UNITED STATES, February 2011: [HPI note: HAF’s Suhag Shukla responds to a fellow Washington Post blogger who asked ‘Is conversion wrong?’ and ‘Is anger over conversion an extenuating circumstance for murder?’ In response to the second question, her answer is a simple: No. But the analysis of the first point, ‘Is conversion wrong?’ is much more nuanced, as you can read below.]

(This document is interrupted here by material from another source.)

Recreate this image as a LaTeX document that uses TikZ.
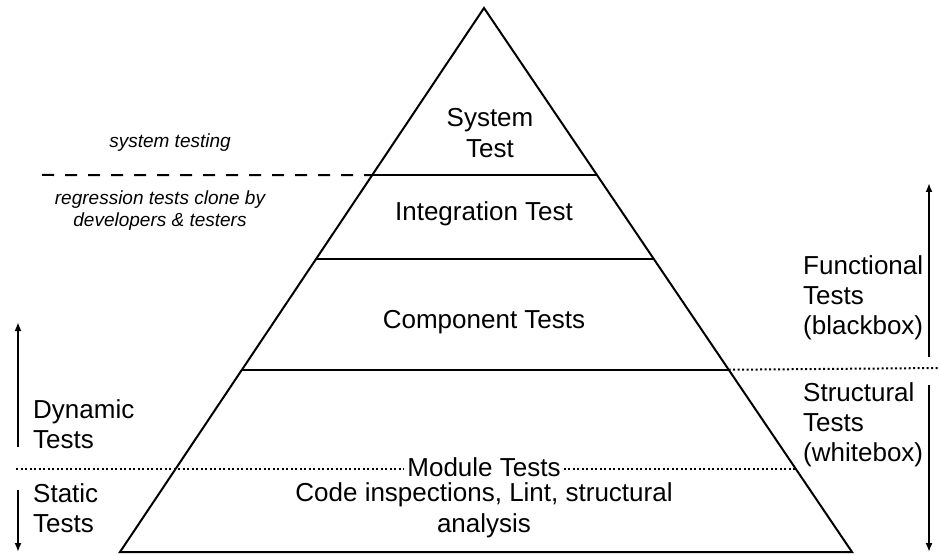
\documentclass[tikz,border=0pt]{standalone}
\usepackage{fontspec}
\setmainfont{Liberation Sans}
\usetikzlibrary{arrows.meta,calc,positioning}
\tikzset{
  pyramid/.style={
    draw=black,
    line width=2pt,
    line join=miter
  },
  layerline/.style={
    draw=black,
    line width=2.5pt
  },
  layertext/.style={
    align=center,
    inner sep=1pt,
    font=\fontsize{26}{31}\selectfont
  },
  sidetext/.style={
    align=left,
    inner sep=0pt,
    anchor=west,
    font=\fontsize{26}{30}\selectfont
  },
  notetext/.style={
    align=center,
    inner sep=0pt,
    font=\itshape\fontsize{19}{22}\selectfont
  },
  dashline/.style={
    draw=black,
    line width=2pt,
    dash pattern=on 12pt off 11pt
  },
  dotline/.style={
    draw=black,
    line width=2pt,
    dash pattern=on 2pt off 2.5pt
  },
  scalearrow/.style={
    -{Latex[length=9pt,width=7pt]},
    line width=2pt,
    draw=black
  }
}

\begin{document}
\begin{tikzpicture}[x=1pt,y=-1pt]
  \useasboundingbox (0,0) rectangle (939,556);

  \coordinate (apex) at (484,8);
  \coordinate (baseL) at (120,552);
  \coordinate (baseR) at (852,552);
  \draw[pyramid] (apex) -- (baseL) -- (baseR) -- cycle;

  % where the layer boundaries meet the two sides
  \foreach \cut/\t in {sys/0.307, integ/0.461, comp/0.665, mod/0.847} {
    \coordinate (\cut-l) at ($(apex)!\t!(baseL)$);
    \coordinate (\cut-r) at ($(apex)!\t!(baseR)$);
  }

  \draw[layerline] (sys-l) -- (sys-r);
  \draw[layerline] (integ-l) -- (integ-r);
  \draw[layerline] (comp-l) -- (comp-r);

  \node[layertext] (systest) at (490,133) {System\\Test};
  \node[layertext] (integtest) at (484,214) {Integration Test};
  \node[layertext] (comptest) at (484,322) {Component Tests};
  \node[layertext, inner xsep=3pt, inner ysep=0pt, text height=18pt, text depth=0pt] (module) at (484,467) {Module Tests};
  \node[layertext, inner sep=0pt] (codeinsp) at (484,510) {Code inspections, Lint, structural\\analysis};

  \node[notetext] (systesting) at (170,143) {system testing};
  \node[notetext] (regress) at (160,211) {regression tests clone by\\developers \& testers};

  \node[sidetext] (dynamic) at (33,424) {Dynamic\\Tests};
  \node[sidetext] (static) at (33,508) {Static\\Tests};
  \node[sidetext] (functional) at (803,298) {Functional\\Tests\\(blackbox)};
  \node[sidetext] (structural) at (803,425) {Structural\\Tests\\(whitebox)};

  \coordinate (dash-start) at (42,175);
  \draw[dashline] (dash-start) -- (sys-l);

  \coordinate (dot-start) at (16,469);
  \draw[dotline] (dot-start) -- (dot-start -| module.west);
  \draw[dotline] (module.east |- mod-r) -- (mod-r);
  \coordinate (dot-end) at (939,368);
  \draw[dotline] (comp-r) -- (dot-end);

  \coordinate (dyn-tail) at (18,447);
  \coordinate (dyn-tip) at (18,322);
  \coordinate (stat-tail) at (18,490);
  \coordinate (stat-tip) at (18,552);
  \coordinate (func-tail) at (929,357);
  \coordinate (func-tip) at (929,183);
  \coordinate (struct-tail) at (929,385);
  \coordinate (struct-tip) at (929,552);
  \draw[scalearrow] (dyn-tail) -- (dyn-tip);
  \draw[scalearrow] (stat-tail) -- (stat-tip);
  \draw[scalearrow] (func-tail) -- (func-tip);
  \draw[scalearrow] (struct-tail) -- (struct-tip);
\end{tikzpicture}
\end{document}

Contrary to what ‘anti-conversion’ laws may imply by their title, they do not outlaw the right of any individual to convert based upon genuine faith, belief, study, or religious experience. They also don’t restrict Christians who provide social services in various parts of India with no ulterior conversion motive. Most anti-conversion laws seek only to address conversions ‘by force, allurement, or fraudulent means.’ They are the effort of sovereign states to regulate those, mostly Christian aid groups, for which the provision of aid to these vulnerable communities is not altruistic, but rather part of a soul-saving numbers game.
At the end of the day, numbers and statistics, though illustrative, fail to address the very real human factor on the losing side of the proselytization and conversion equation. Conversion, when born from genuine faith, belief, study, or religious experience, can be beautiful. But, conversion begot by aggressive or predatory proselytization is a form of violence.